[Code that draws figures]
* * * * * * * * *
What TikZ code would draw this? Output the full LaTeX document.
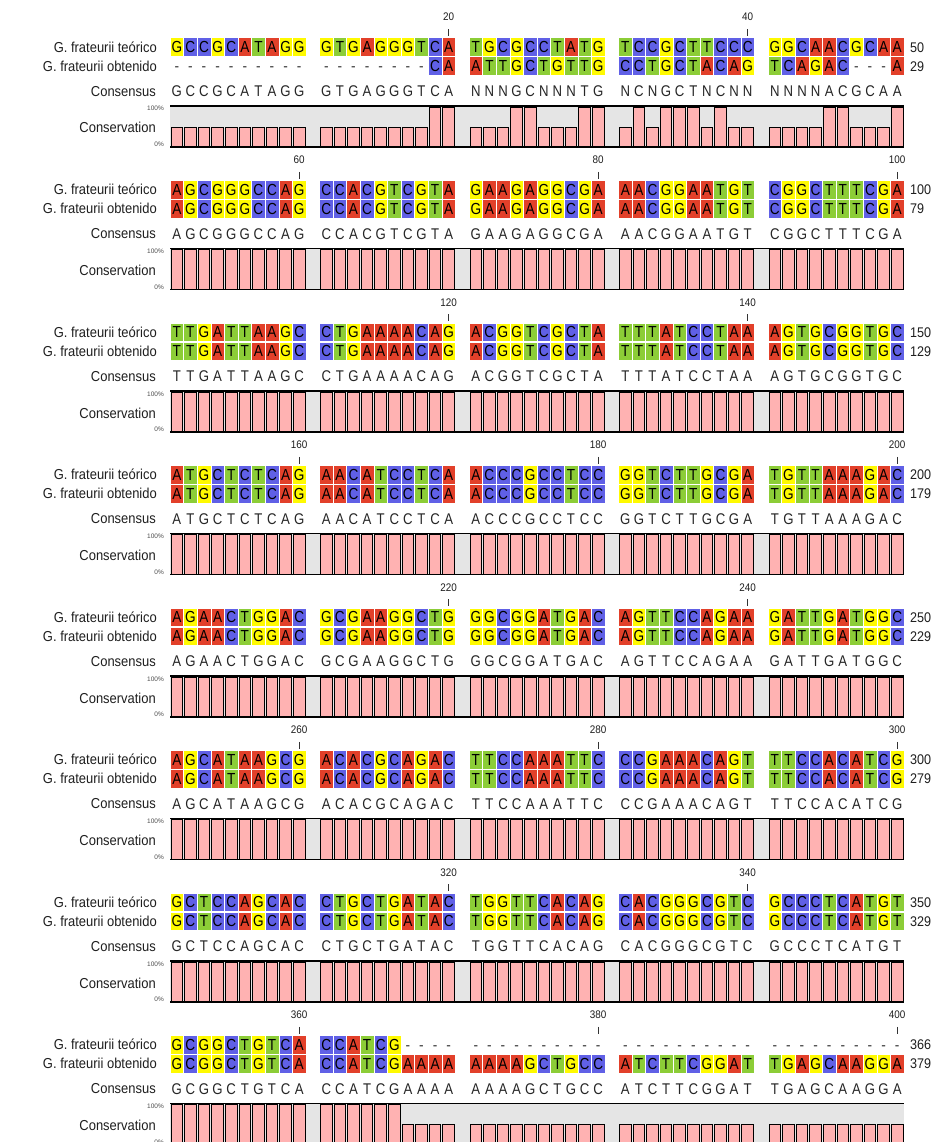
\documentclass[tikz,border=0pt]{standalone}
\usepackage{fontspec}
\setmainfont{Liberation Sans}
\newfontfamily\narrowsans[FakeStretch=0.9]{Liberation Sans}
\newfontfamily\basesans[FakeStretch=0.85]{Liberation Sans}

\definecolor{ntA}{RGB}{226,64,42}
\definecolor{ntC}{RGB}{96,96,230}
\definecolor{ntG}{RGB}{255,250,0}
\definecolor{ntT}{RGB}{140,205,55}
\definecolor{barpink}{RGB}{255,178,178}
\definecolor{consbg}{RGB}{229,229,229}

\newcommand\cellw{13.6}
\newcommand\cellh{18.5}
% left edge of cell #1 (0..49) in a block
\newcommand\cellx[1]{\pgfmathsetmacro\cx{170+149.5*int(#1/10)+\cellw*mod(#1,10)}}

% a row, read letter by letter
\newcommand\seqrow[4]{\let\rowcell#1\def\rowname{#2}\def\rowy{#3}\def\celli{0}\seqstep#4\relax}
\def\seqstep#1{\ifx\relax#1\else\rowcell{#1}\expandafter\seqstep\fi}

\newcommand\basecell[1]{%
  \cellx{\celli}%
  \if#1-%
    \node[gapchar] (\rowname\celli) at (\cx+\cellw/2,\rowy+5.7) {-};%
  \else
    \path[cellbox, fill=nt#1] (\cx,\rowy-\cellh/2) rectangle ++(\cellw,\cellh);%
    \node[basechar] (\rowname\celli) at (\cx+\cellw/2,\rowy+5.7) {#1};%
  \fi
  \pgfmathtruncatemacro\celli{\celli+1}}

\newcommand\conscell[1]{%
  \cellx{\celli}%
  \node[conschar] (\rowname\celli) at (\cx+\cellw/2,\rowy+5.5) {#1};%
  \pgfmathtruncatemacro\celli{\celli+1}}

\newcommand\barcell[1]{%
  \cellx{\celli}%
  \draw[consbar] (\cx+1,\rowy) rectangle (\cx+\cellw-1,\rowy-20*#1);%
  \pgfmathtruncatemacro\celli{\celli+1}}

% #1 block, #2 teorico, #3 obtenido, #4 consensus, #5 bars, #6 #7 ends, #8 ticks
\newcommand\block[8]{%
  \pgfmathsetmacro\by{142.5*#1}%
  \foreach \i/\n in {#8}{%
    \cellx{\i}%
    \node[ticklabel] (tick\n) at (\cx+\cellw/2,\by+21) {\n};
    \draw[tickmark] ([yshift=-8pt]tick\n.south) -- ++(0,7);
  }%
  \node[seqlabel] (teolab#1) at (157,\by+52.3) {G. frateurii teórico};
  \node[seqlabel] (obtlab#1) at (157,\by+71.3) {G. frateurii obtenido};
  \node[seqlabel] (conslab#1) at (156,\by+96.3) {Consensus};
  \node[seqlabel] (conslab#1) at (156,\by+133) {Conservation};
  \node[pctlabel] (top#1) at (164,\by+111) {100\%};
  \node[pctlabel] (low#1) at (164,\by+146.5) {0\%};
  \seqrow{\basecell}{teo#1c}{\by+47}{#2}%
  \seqrow{\basecell}{obt#1c}{\by+66}{#3}%
  \seqrow{\conscell}{cons#1c}{\by+91}{#4}%
  \fill[consbg] (170,\by+106) rectangle (904,\by+147);
  \seqrow{\barcell}{bar#1c}{\by+147}{#5}%
  \draw[consline] (170,\by+106) -- (904,\by+106);
  \draw[consline] (170,\by+147) -- (904,\by+147);
  \node[endnum] (teoend#1) at (910,\by+52.3) {#6};
  \node[endnum] (obtend#1) at (910,\by+71.3) {#7};
}

\begin{document}
\begin{tikzpicture}[x=1pt, y=-1pt,
  every node/.style={inner sep=0pt},
  seqlabel/.style={anchor=base east, text=black!88, font=\narrowsans\fontsize{14.4}{16}\selectfont},
  pctlabel/.style={anchor=base east, text=black!70, font=\fontsize{6.5}{8}\selectfont},
  endnum/.style={anchor=base west, text=black!88, font=\narrowsans\fontsize{14}{16}\selectfont},
  ticklabel/.style={anchor=base, text=black!88, font=\narrowsans\fontsize{11}{13}\selectfont},
  tickmark/.style={draw=black!80, line width=0.9pt},
  basechar/.style={anchor=base, text=black, font=\basesans\fontsize{16}{18}\selectfont},
  gapchar/.style={anchor=base, text=black!75, font=\basesans\fontsize{16}{18}\selectfont},
  conschar/.style={anchor=base, text=black!85, font=\basesans\fontsize{15.5}{18}\selectfont},
  cellbox/.style={draw=white, line width=0.5pt},
  consbar/.style={fill=barpink, draw=black, line width=0.9pt},
  consline/.style={draw=black, line width=1.4pt}
]
  \path[fill=white, use as bounding box] (0,0) rectangle (941,1142);

  \block{0}{GCCGCATAGG GTGAGGGTCA TGCGCCTATG TCCGCTTCCC GGCAACGCAA}
           {---------- --------CA ATTGCTGTTG CCTGCTACAG TCAGAC---A}
           {GCCGCATAGG GTGAGGGTCA NNNGCNNNTG NCNGCTNCNN NNNNACGCAA}
           {1111111111 1111111122 1112211122 1212221211 1111221112}
           {50}{29}{19/20,39/40}
  \block{1}{AGCGGGCCAG CCACGTCGTA GAAGAGGCGA AACGGAATGT CGGCTTTCGA}
           {AGCGGGCCAG CCACGTCGTA GAAGAGGCGA AACGGAATGT CGGCTTTCGA}
           {AGCGGGCCAG CCACGTCGTA GAAGAGGCGA AACGGAATGT CGGCTTTCGA}
           {2222222222 2222222222 2222222222 2222222222 2222222222}
           {100}{79}{9/60,29/80,49/100}
  \block{2}{TTGATTAAGC CTGAAAACAG ACGGTCGCTA TTTATCCTAA AGTGCGGTGC}
           {TTGATTAAGC CTGAAAACAG ACGGTCGCTA TTTATCCTAA AGTGCGGTGC}
           {TTGATTAAGC CTGAAAACAG ACGGTCGCTA TTTATCCTAA AGTGCGGTGC}
           {2222222222 2222222222 2222222222 2222222222 2222222222}
           {150}{129}{19/120,39/140}
  \block{3}{ATGCTCTCAG AACATCCTCA ACCCGCCTCC GGTCTTGCGA TGTTAAAGAC}
           {ATGCTCTCAG AACATCCTCA ACCCGCCTCC GGTCTTGCGA TGTTAAAGAC}
           {ATGCTCTCAG AACATCCTCA ACCCGCCTCC GGTCTTGCGA TGTTAAAGAC}
           {2222222222 2222222222 2222222222 2222222222 2222222222}
           {200}{179}{9/160,29/180,49/200}
  \block{4}{AGAACTGGAC GCGAAGGCTG GGCGGATGAC AGTTCCAGAA GATTGATGGC}
           {AGAACTGGAC GCGAAGGCTG GGCGGATGAC AGTTCCAGAA GATTGATGGC}
           {AGAACTGGAC GCGAAGGCTG GGCGGATGAC AGTTCCAGAA GATTGATGGC}
           {2222222222 2222222222 2222222222 2222222222 2222222222}
           {250}{229}{19/220,39/240}
  \block{5}{AGCATAAGCG ACACGCAGAC TTCCAAATTC CCGAAACAGT TTCCACATCG}
           {AGCATAAGCG ACACGCAGAC TTCCAAATTC CCGAAACAGT TTCCACATCG}
           {AGCATAAGCG ACACGCAGAC TTCCAAATTC CCGAAACAGT TTCCACATCG}
           {2222222222 2222222222 2222222222 2222222222 2222222222}
           {300}{279}{9/260,29/280,49/300}
  \block{6}{GCTCCAGCAC CTGCTGATAC TGGTTCACAG CACGGGCGTC GCCCTCATGT}
           {GCTCCAGCAC CTGCTGATAC TGGTTCACAG CACGGGCGTC GCCCTCATGT}
           {GCTCCAGCAC CTGCTGATAC TGGTTCACAG CACGGGCGTC GCCCTCATGT}
           {2222222222 2222222222 2222222222 2222222222 2222222222}
           {350}{329}{19/320,39/340}
  \block{7}{GCGGCTGTCA CCATCG---- ---------- ---------- ----------}
           {GCGGCTGTCA CCATCGAAAA AAAAGCTGCC ATCTTCGGAT TGAGCAAGGA}
           {GCGGCTGTCA CCATCGAAAA AAAAGCTGCC ATCTTCGGAT TGAGCAAGGA}
           {2222222222 2222221111 1111111111 1111111111 1111111111}
           {366}{379}{9/360,29/380,49/400}
\end{tikzpicture}
\end{document}
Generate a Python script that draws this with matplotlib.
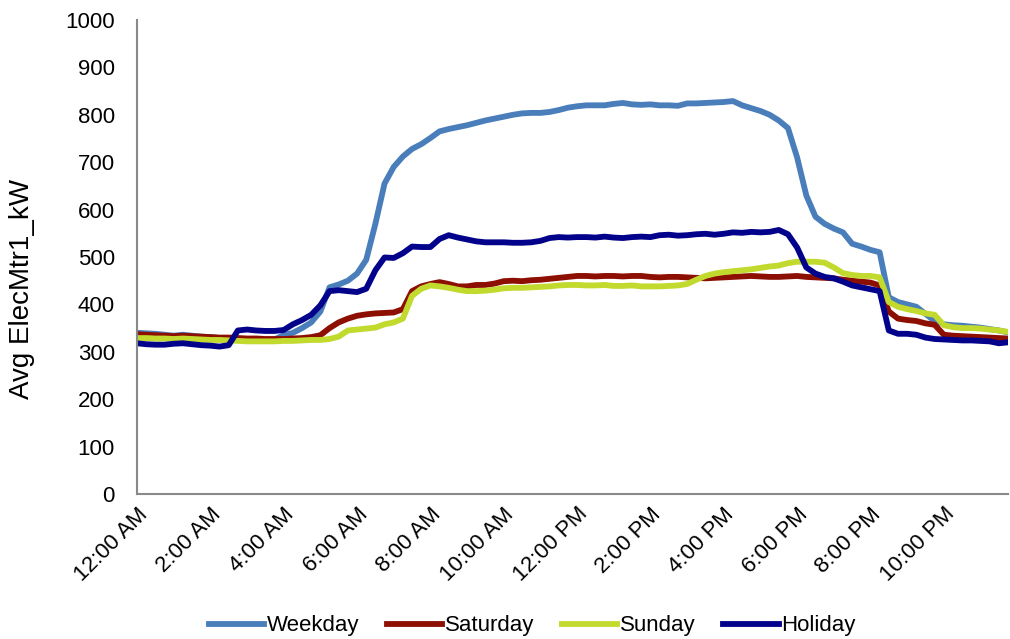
import numpy as np
import matplotlib
matplotlib.use("Agg")
import matplotlib.pyplot as plt

plt.rcParams['font.family'] = ['Liberation Sans', 'DejaVu Sans']

# 15-minute profile, 96 points per day
hours = np.arange(96) / 4.0

weekday = [340, 339, 338, 336, 334, 336, 334, 332, 331, 329, 328, 327,
           326, 325, 325, 326, 335, 340, 350, 362, 385, 436, 442, 450,
           465, 494, 570, 655, 690, 712, 728, 738, 751, 765, 770, 774,
           778, 783, 788, 792, 796, 800, 803, 804, 804, 806, 810, 815,
           818, 820, 820, 820, 823, 825, 822, 821, 822, 820, 820, 819,
           824, 824, 825, 826, 827, 829, 820, 814, 808, 800, 788, 772,
           710, 630, 585, 570, 560, 552, 528, 522, 515, 510, 415, 405,
           400, 395, 380, 365, 358, 356, 355, 353, 351, 348, 345, 341]

saturday = [337, 336, 335, 334, 333, 334, 333, 332, 331, 330, 330, 329,
            328, 328, 327, 327, 327, 328, 329, 331, 335, 350, 362, 370,
            376, 379, 381, 382, 383, 390, 428, 438, 443, 447, 443, 438,
            438, 441, 441, 444, 449, 450, 449, 451, 452, 454, 456, 458,
            460, 460, 459, 460, 460, 459, 460, 460, 458, 457, 458, 458,
            457, 456, 455, 456, 457, 458, 459, 460, 459, 458, 458, 459,
            460, 458, 457, 456, 455, 452, 450, 448, 446, 440, 385, 370,
            367, 365, 360, 357, 336, 334, 333, 332, 331, 330, 329, 328]

sunday = [329, 329, 328, 328, 327, 328, 327, 326, 325, 325, 324, 323,
          322, 322, 322, 322, 323, 323, 324, 325, 325, 327, 332, 345,
          347, 349, 351, 358, 362, 370, 418, 433, 440, 438, 435, 431,
          428, 428, 429, 431, 434, 435, 435, 436, 437, 438, 440, 441,
          441, 440, 440, 441, 439, 439, 440, 438, 438, 438, 439, 440,
          443, 452, 460, 465, 468, 470, 472, 474, 477, 480, 482, 487,
          490, 490, 490, 488, 478, 466, 462, 460, 460, 457, 405, 395,
          390, 386, 381, 378, 356, 352, 350, 350, 349, 347, 345, 342]

holiday = [318, 316, 315, 315, 317, 318, 316, 314, 313, 311, 314, 345,
           347, 345, 344, 344, 346, 358, 367, 378, 398, 428, 430, 428,
           426, 433, 472, 499, 498, 508, 522, 521, 521, 538, 546, 541,
           537, 533, 531, 531, 531, 530, 530, 531, 534, 540, 542, 541,
           542, 542, 541, 543, 541, 540, 542, 543, 542, 546, 547, 545,
           546, 548, 549, 547, 549, 552, 551, 553, 552, 553, 557, 548,
           520, 478, 465, 458, 455, 448, 440, 436, 432, 428, 345, 338,
           338, 336, 330, 327, 326, 325, 324, 324, 323, 322, 318, 320]

tick_hours = [0, 2, 4, 6, 8, 10, 12, 14, 16, 18, 20, 22]
tick_labels = ['12:00 AM', '2:00 AM', '4:00 AM', '6:00 AM', '8:00 AM', '10:00 AM',
               '12:00 PM', '2:00 PM', '4:00 PM', '6:00 PM', '8:00 PM', '10:00 PM']

series = [('Weekday', weekday, '#4A7EBB'),
          ('Saturday', saturday, '#8C0F02'),
          ('Sunday', sunday, '#C2D92E'),
          ('Holiday', holiday, '#02028A')]

fig = plt.figure(figsize=(10.1, 6.39), dpi=100)
ax = fig.add_axes([137 / 1010, 145 / 639, 871 / 1010, 474 / 639])

for name, vals, col in series:
    ax.plot(hours, vals, color=col, lw=4.2, label=name, solid_joinstyle='round')

ax.set_xlim(0, 23.75)
ax.set_ylim(0, 1000)
ax.set_yticks(np.arange(0, 1001, 100))
ax.set_xticks(tick_hours)
ax.set_xticklabels(tick_labels, rotation=45, ha='right', va='top', rotation_mode='anchor')

ax.tick_params(axis='both', length=0, labelsize=16, colors='black')
ax.tick_params(axis='y', pad=16)
ax.tick_params(axis='x', pad=7)

for s in ['top', 'right']:
    ax.spines[s].set_visible(False)
for s in ['left', 'bottom']:
    ax.spines[s].set_color('#898989')
    ax.spines[s].set_linewidth(1.5)

ax.set_ylabel('Avg ElecMtr1_kW', fontsize=20)
ax.yaxis.set_label_coords(-0.117, 0.432)

fig.legend(loc='center', bbox_to_anchor=(532 / 1010, 13 / 639), ncol=4, frameon=False,
           fontsize=16, handlelength=2.5, handletextpad=0.1, columnspacing=1.25)

fig.savefig('out.png', dpi=100)
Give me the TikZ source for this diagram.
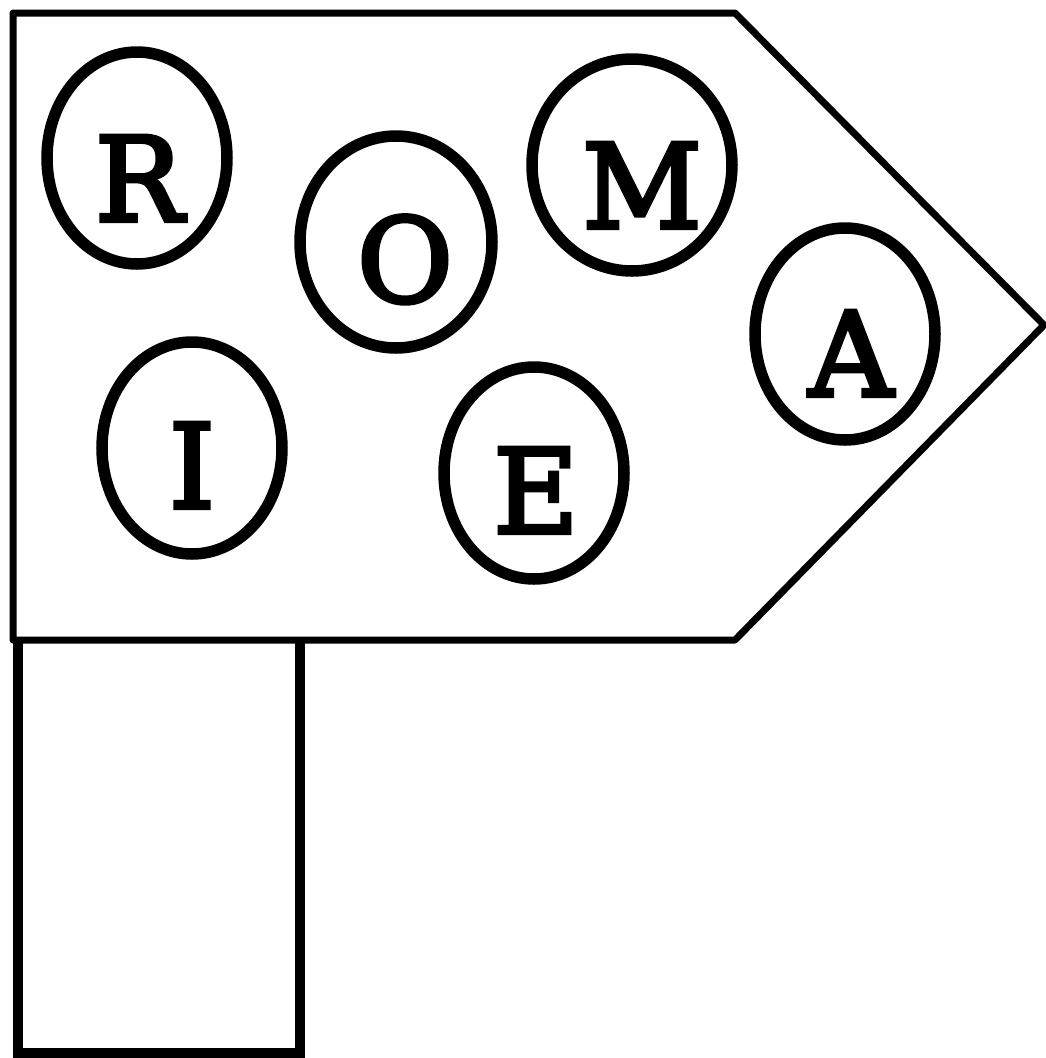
\documentclass[tikz,border=0pt]{standalone}
\usepackage{fontspec}
\newfontfamily\lettfont[FakeBold=3.5]{DejaVu Serif}
\usetikzlibrary{shapes.geometric}
\tikzset{
  ring/.style={draw, ellipse, line width=11.5pt, inner sep=0pt},
  letter/.style={anchor=base, inner sep=0pt, font=\lettfont\fontsize{117}{117}\selectfont},
  signline/.style={line width=7pt, line join=round},
  postline/.style={line width=10pt}
}
\begin{document}
\begin{tikzpicture}[x=1pt,y=-1pt]
\useasboundingbox (0,0) rectangle (1046,1058);
% post
\coordinate (p1) at (18,641);
\coordinate (p2) at (18,1053);
\coordinate (p3) at (300,1053);
\coordinate (p4) at (300,641);
\draw[postline] (p1) -- (p2) -- (p3) -- (p4);
% sign
\coordinate (s1) at (13,13);
\coordinate (s2) at (735,13);
\coordinate (s3) at (1044,325);
\coordinate (s4) at (735,640);
\coordinate (s5) at (13,640);
\draw[signline, fill=white] (s1) -- (s2) -- (s3) -- (s4) -- (s5) -- cycle;
% ellipses
\node[ring, minimum width=180pt, minimum height=212pt] (eR) at (137,158) {};
\node[ring, minimum width=192pt, minimum height=212pt] (eO) at (396,242) {};
\node[ring, minimum width=200pt, minimum height=212pt] (eM) at (632,165) {};
\node[ring, minimum width=180pt, minimum height=212pt] (eA) at (845,334) {};
\node[ring, minimum width=180pt, minimum height=212pt] (eI) at (192,448) {};
\node[ring, minimum width=180pt, minimum height=212pt] (eE) at (534,473) {};
% letters
\node[letter] (R) at (139,221) {R};
\node[letter] (O) at (405,302) {O};
\node[letter] (M) at (642,228) {M};
\node[letter] (A) at (851,396) {A};
\node[letter] (I) at (192,508) {I};
\node[letter] (E) at (536,533) {E};
\end{tikzpicture}
\end{document}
* * * * * * * * *
— Exercise prompt —
Exactly the lines from the one with "Generate a Python" through the one with "hours = np.arange(96) / 4.0" are to be reproduced, and no pictures with them.

— Result of this exercise —
Generate a Python script that draws this with matplotlib.
import numpy as np
import matplotlib
matplotlib.use("Agg")
import matplotlib.pyplot as plt

plt.rcParams['font.family'] = ['Liberation Sans', 'DejaVu Sans']

# 15-minute profile, 96 points per day
hours = np.arange(96) / 4.0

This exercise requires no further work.